■ Task brief
Copy out the data below as written; omit any images.

---*---

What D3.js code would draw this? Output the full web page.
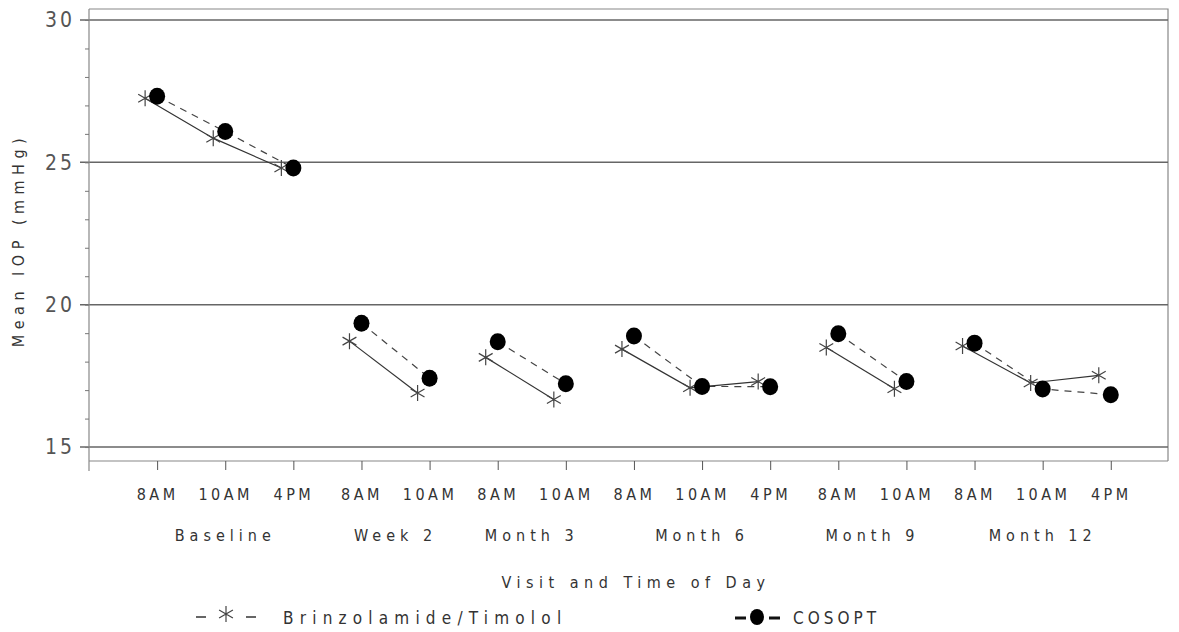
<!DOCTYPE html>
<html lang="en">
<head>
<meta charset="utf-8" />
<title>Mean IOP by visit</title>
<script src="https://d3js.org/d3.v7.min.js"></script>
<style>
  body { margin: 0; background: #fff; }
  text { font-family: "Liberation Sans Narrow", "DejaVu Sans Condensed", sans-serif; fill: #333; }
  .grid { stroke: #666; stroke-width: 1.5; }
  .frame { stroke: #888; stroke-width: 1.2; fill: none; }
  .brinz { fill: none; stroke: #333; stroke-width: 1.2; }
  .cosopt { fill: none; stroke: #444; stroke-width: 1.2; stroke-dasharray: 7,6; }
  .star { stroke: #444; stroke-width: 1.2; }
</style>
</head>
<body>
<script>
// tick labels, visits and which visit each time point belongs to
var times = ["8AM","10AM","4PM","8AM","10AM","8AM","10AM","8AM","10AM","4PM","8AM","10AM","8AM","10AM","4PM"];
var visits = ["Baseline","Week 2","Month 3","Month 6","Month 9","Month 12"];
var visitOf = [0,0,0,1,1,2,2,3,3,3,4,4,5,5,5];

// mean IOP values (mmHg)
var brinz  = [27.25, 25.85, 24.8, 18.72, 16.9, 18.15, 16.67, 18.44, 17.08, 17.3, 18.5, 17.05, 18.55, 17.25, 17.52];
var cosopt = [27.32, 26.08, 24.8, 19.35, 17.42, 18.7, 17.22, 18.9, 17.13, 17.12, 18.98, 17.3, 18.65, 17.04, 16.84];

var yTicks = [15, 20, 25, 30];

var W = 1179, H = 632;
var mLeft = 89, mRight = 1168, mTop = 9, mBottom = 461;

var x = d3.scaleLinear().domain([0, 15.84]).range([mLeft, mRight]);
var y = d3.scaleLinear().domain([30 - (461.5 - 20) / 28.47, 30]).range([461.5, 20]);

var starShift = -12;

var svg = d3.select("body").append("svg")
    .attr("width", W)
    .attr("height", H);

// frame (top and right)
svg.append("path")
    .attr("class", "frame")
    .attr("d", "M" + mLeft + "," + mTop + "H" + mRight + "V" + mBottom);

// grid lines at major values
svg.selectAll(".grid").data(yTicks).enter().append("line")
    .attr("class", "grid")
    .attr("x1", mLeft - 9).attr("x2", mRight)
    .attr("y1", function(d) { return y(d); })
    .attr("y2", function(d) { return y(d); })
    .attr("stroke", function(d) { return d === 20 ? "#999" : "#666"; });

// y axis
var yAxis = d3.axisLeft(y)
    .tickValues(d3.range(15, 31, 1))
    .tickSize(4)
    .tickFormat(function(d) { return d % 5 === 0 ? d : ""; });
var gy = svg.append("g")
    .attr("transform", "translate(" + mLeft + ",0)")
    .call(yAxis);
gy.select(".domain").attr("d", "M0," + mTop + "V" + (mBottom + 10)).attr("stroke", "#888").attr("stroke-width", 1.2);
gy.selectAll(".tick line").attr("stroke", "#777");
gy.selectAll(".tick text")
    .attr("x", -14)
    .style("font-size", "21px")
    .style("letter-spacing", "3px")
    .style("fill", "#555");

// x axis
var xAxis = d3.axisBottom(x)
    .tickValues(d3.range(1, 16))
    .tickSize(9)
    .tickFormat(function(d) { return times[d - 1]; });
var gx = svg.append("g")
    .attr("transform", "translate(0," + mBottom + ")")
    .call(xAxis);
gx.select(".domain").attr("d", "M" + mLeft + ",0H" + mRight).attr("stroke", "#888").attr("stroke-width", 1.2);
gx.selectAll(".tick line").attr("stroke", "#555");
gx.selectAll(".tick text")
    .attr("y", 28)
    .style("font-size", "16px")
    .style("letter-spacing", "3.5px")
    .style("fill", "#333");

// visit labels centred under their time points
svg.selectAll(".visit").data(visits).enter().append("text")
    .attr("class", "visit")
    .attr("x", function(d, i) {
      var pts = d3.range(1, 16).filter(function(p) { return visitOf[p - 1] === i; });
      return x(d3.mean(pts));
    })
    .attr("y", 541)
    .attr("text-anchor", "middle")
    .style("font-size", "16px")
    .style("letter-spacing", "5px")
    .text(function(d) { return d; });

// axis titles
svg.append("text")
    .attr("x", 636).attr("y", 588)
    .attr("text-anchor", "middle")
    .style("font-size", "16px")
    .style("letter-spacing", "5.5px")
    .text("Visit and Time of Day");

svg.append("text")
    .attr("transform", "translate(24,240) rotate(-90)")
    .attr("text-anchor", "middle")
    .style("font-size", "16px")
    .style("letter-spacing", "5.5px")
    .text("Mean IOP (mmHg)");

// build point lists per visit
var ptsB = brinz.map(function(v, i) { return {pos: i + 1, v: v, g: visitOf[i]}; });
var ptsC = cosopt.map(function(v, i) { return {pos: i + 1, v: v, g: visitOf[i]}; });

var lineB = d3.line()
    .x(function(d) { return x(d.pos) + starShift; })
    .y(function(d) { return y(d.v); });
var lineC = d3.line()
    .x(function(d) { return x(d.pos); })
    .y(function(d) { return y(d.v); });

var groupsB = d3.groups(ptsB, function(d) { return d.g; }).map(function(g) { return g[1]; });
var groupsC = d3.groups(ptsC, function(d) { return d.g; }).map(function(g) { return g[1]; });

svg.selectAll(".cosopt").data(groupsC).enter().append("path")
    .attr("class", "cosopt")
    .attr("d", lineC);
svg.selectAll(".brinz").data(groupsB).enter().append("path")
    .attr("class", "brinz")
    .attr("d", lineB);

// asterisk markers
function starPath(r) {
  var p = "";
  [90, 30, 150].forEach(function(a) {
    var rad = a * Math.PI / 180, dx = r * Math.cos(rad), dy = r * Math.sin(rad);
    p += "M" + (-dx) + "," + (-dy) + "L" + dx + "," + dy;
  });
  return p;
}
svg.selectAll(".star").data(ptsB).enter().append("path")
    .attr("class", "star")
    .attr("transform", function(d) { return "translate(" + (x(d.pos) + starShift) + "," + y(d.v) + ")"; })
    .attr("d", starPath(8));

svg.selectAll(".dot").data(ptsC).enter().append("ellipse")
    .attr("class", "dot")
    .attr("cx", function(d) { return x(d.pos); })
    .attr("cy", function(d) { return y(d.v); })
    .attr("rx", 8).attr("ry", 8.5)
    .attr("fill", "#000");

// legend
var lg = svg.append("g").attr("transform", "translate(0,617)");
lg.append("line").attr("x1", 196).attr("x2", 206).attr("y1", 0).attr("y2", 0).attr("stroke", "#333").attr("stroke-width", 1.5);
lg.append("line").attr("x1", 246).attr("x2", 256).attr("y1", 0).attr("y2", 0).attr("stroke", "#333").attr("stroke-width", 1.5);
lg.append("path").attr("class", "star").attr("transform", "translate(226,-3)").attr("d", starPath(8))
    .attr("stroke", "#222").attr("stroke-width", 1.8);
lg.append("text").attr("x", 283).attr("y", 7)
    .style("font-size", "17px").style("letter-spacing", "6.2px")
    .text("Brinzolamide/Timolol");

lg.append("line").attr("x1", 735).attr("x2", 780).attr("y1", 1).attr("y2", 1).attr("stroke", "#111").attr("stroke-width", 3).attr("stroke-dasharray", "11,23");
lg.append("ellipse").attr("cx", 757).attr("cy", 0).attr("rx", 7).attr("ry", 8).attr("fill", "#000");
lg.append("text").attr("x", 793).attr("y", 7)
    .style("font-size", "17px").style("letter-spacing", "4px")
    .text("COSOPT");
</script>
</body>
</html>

---*---

■ Reply to the exercise
What D3.js code would draw this? Output the full web page.
<!DOCTYPE html>
<html lang="en">
<head>
<meta charset="utf-8" />
<title>Mean IOP by visit</title>
<script src="https://d3js.org/d3.v7.min.js"></script>
<style>
  body { margin: 0; background: #fff; }
  text { font-family: "Liberation Sans Narrow", "DejaVu Sans Condensed", sans-serif; fill: #333; }
  .grid { stroke: #666; stroke-width: 1.5; }
  .frame { stroke: #888; stroke-width: 1.2; fill: none; }
  .brinz { fill: none; stroke: #333; stroke-width: 1.2; }
  .cosopt { fill: none; stroke: #444; stroke-width: 1.2; stroke-dasharray: 7,6; }
  .star { stroke: #444; stroke-width: 1.2; }
</style>
</head>
<body>
<script>
// tick labels, visits and which visit each time point belongs to
var times = ["8AM","10AM","4PM","8AM","10AM","8AM","10AM","8AM","10AM","4PM","8AM","10AM","8AM","10AM","4PM"];
var visits = ["Baseline","Week 2","Month 3","Month 6","Month 9","Month 12"];
var visitOf = [0,0,0,1,1,2,2,3,3,3,4,4,5,5,5];

// mean IOP values (mmHg)
var brinz  = [27.25, 25.85, 24.8, 18.72, 16.9, 18.15, 16.67, 18.44, 17.08, 17.3, 18.5, 17.05, 18.55, 17.25, 17.52];
var cosopt = [27.32, 26.08, 24.8, 19.35, 17.42, 18.7, 17.22, 18.9, 17.13, 17.12, 18.98, 17.3, 18.65, 17.04, 16.84];

var yTicks = [15, 20, 25, 30];

var W = 1179, H = 632;
var mLeft = 89, mRight = 1168, mTop = 9, mBottom = 461;

var x = d3.scaleLinear().domain([0, 15.84]).range([mLeft, mRight]);
var y = d3.scaleLinear().domain([30 - (461.5 - 20) / 28.47, 30]).range([461.5, 20]);

var starShift = -12;

var svg = d3.select("body").append("svg")
    .attr("width", W)
    .attr("height", H);

// frame (top and right)
svg.append("path")
    .attr("class", "frame")
    .attr("d", "M" + mLeft + "," + mTop + "H" + mRight + "V" + mBottom);

// grid lines at major values
svg.selectAll(".grid").data(yTicks).enter().append("line")
    .attr("class", "grid")
    .attr("x1", mLeft - 9).attr("x2", mRight)
    .attr("y1", function(d) { return y(d); })
    .attr("y2", function(d) { return y(d); })
    .attr("stroke", function(d) { return d === 20 ? "#999" : "#666"; });

// y axis
var yAxis = d3.axisLeft(y)
    .tickValues(d3.range(15, 31, 1))
    .tickSize(4)
    .tickFormat(function(d) { return d % 5 === 0 ? d : ""; });
var gy = svg.append("g")
    .attr("transform", "translate(" + mLeft + ",0)")
    .call(yAxis);
gy.select(".domain").attr("d", "M0," + mTop + "V" + (mBottom + 10)).attr("stroke", "#888").attr("stroke-width", 1.2);
gy.selectAll(".tick line").attr("stroke", "#777");
gy.selectAll(".tick text")
    .attr("x", -14)
    .style("font-size", "21px")
    .style("letter-spacing", "3px")
    .style("fill", "#555");

// x axis
var xAxis = d3.axisBottom(x)
    .tickValues(d3.range(1, 16))
    .tickSize(9)
    .tickFormat(function(d) { return times[d - 1]; });
var gx = svg.append("g")
    .attr("transform", "translate(0," + mBottom + ")")
    .call(xAxis);
gx.select(".domain").attr("d", "M" + mLeft + ",0H" + mRight).attr("stroke", "#888").attr("stroke-width", 1.2);
gx.selectAll(".tick line").attr("stroke", "#555");
gx.selectAll(".tick text")
    .attr("y", 28)
    .style("font-size", "16px")
    .style("letter-spacing", "3.5px")
    .style("fill", "#333");

// visit labels centred under their time points
svg.selectAll(".visit").data(visits).enter().append("text")
    .attr("class", "visit")
    .attr("x", function(d, i) {
      var pts = d3.range(1, 16).filter(function(p) { return visitOf[p - 1] === i; });
      return x(d3.mean(pts));
    })
    .attr("y", 541)
    .attr("text-anchor", "middle")
    .style("font-size", "16px")
    .style("letter-spacing", "5px")
    .text(function(d) { return d; });

// axis titles
svg.append("text")
    .attr("x", 636).attr("y", 588)
    .attr("text-anchor", "middle")
    .style("font-size", "16px")
    .style("letter-spacing", "5.5px")
    .text("Visit and Time of Day");

svg.append("text")
    .attr("transform", "translate(24,240) rotate(-90)")
    .attr("text-anchor", "middle")
    .style("font-size", "16px")
    .style("letter-spacing", "5.5px")
    .text("Mean IOP (mmHg)");

// build point lists per visit
var ptsB = brinz.map(function(v, i) { return {pos: i + 1, v: v, g: visitOf[i]}; });
var ptsC = cosopt.map(function(v, i) { return {pos: i + 1, v: v, g: visitOf[i]}; });

var lineB = d3.line()
    .x(function(d) { return x(d.pos) + starShift; })
    .y(function(d) { return y(d.v); });
var lineC = d3.line()
    .x(function(d) { return x(d.pos); })
    .y(function(d) { return y(d.v); });

var groupsB = d3.groups(ptsB, function(d) { return d.g; }).map(function(g) { return g[1]; });
var groupsC = d3.groups(ptsC, function(d) { return d.g; }).map(function(g) { return g[1]; });

svg.selectAll(".cosopt").data(groupsC).enter().append("path")
    .attr("class", "cosopt")
    .attr("d", lineC);
svg.selectAll(".brinz").data(groupsB).enter().append("path")
    .attr("class", "brinz")
    .attr("d", lineB);

// asterisk markers
function starPath(r) {
  var p = "";
  [90, 30, 150].forEach(function(a) {
    var rad = a * Math.PI / 180, dx = r * Math.cos(rad), dy = r * Math.sin(rad);
    p += "M" + (-dx) + "," + (-dy) + "L" + dx + "," + dy;
  });
  return p;
}
svg.selectAll(".star").data(ptsB).enter().append("path")
    .attr("class", "star")
    .attr("transform", function(d) { return "translate(" + (x(d.pos) + starShift) + "," + y(d.v) + ")"; })
    .attr("d", starPath(8));

svg.selectAll(".dot").data(ptsC).enter().append("ellipse")
    .attr("class", "dot")
    .attr("cx", function(d) { return x(d.pos); })
    .attr("cy", function(d) { return y(d.v); })
    .attr("rx", 8).attr("ry", 8.5)
    .attr("fill", "#000");

// legend
var lg = svg.append("g").attr("transform", "translate(0,617)");
lg.append("line").attr("x1", 196).attr("x2", 206).attr("y1", 0).attr("y2", 0).attr("stroke", "#333").attr("stroke-width", 1.5);
lg.append("line").attr("x1", 246).attr("x2", 256).attr("y1", 0).attr("y2", 0).attr("stroke", "#333").attr("stroke-width", 1.5);
lg.append("path").attr("class", "star").attr("transform", "translate(226,-3)").attr("d", starPath(8))
    .attr("stroke", "#222").attr("stroke-width", 1.8);
lg.append("text").attr("x", 283).attr("y", 7)
    .style("font-size", "17px").style("letter-spacing", "6.2px")
    .text("Brinzolamide/Timolol");

lg.append("line").attr("x1", 735).attr("x2", 780).attr("y1", 1).attr("y2", 1).attr("stroke", "#111").attr("stroke-width", 3).attr("stroke-dasharray", "11,23");
lg.append("ellipse").attr("cx", 757).attr("cy", 0).attr("rx", 7).attr("ry", 8).attr("fill", "#000");
lg.append("text").attr("x", 793).attr("y", 7)
    .style("font-size", "17px").style("letter-spacing", "4px")
    .text("COSOPT");
</script>
</body>
</html>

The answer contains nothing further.